Roy Adkins

No. 22
- Position: Guard

Personal information
- Born: October 5, 1898 Bement, Illinois, U.S.
- Died: February 10, 1975 (aged 76) Montclair, New Jersey, U.S.
- Listed height: 5 ft 7 in (1.70 m)
- Listed weight: 180 lb (82 kg)

Career information
- College: Bethany

Career history
- Decatur Staleys (1919-1920);

Career statistics
- Games played: 4
- Stats at Pro Football Reference

= Roy Adkins (American football) =

American football player (1898–1975)

Roy S. Adkins (October 5, 1898 – February 10, 1975) was an American professional football player who played one season for the Decatur Staleys of the American Professional Football Association (APFA). Adkins played college football at Millikin University and Bethany College.
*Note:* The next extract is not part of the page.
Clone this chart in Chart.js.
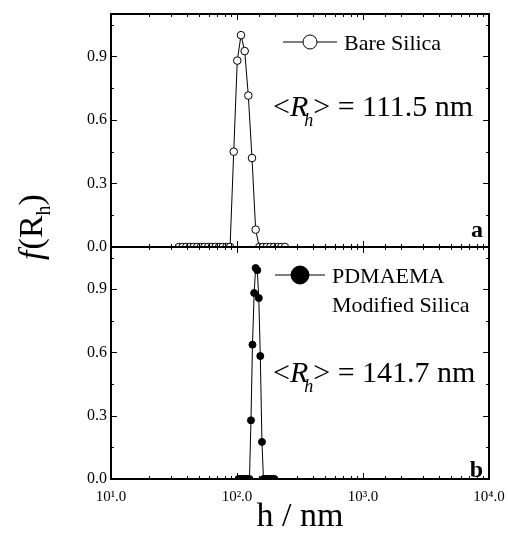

In 1917, Adkins enrolled at Millikin and started at right guard for the Millikin Big Blue. The following year, he served in the United States Army for a three-month stint (October 21–December 31) before returning to Millikin. In November 1919, he and teammate Sid Gepford joined the Staleys for their game against the Taylorville Independents; although they won, Millikin head coach Norman Wann was present and banned the two from playing for the Big Blue as they violated their amateur eligibility. The two remained with the Staleys in 1920; Adkins was already working part time for the team's A. E. Staley parent company to pay for college.

Adkins and Gepford later attended Bethany on the advice of a former Millikin line coach. Since Bethany did not care for amateur statuses, the two were also joined by former Staley teammates. Adkins graduated in 1924 and later became a high school coach and businessman.

His father Charles was a member of the United States House of Representatives.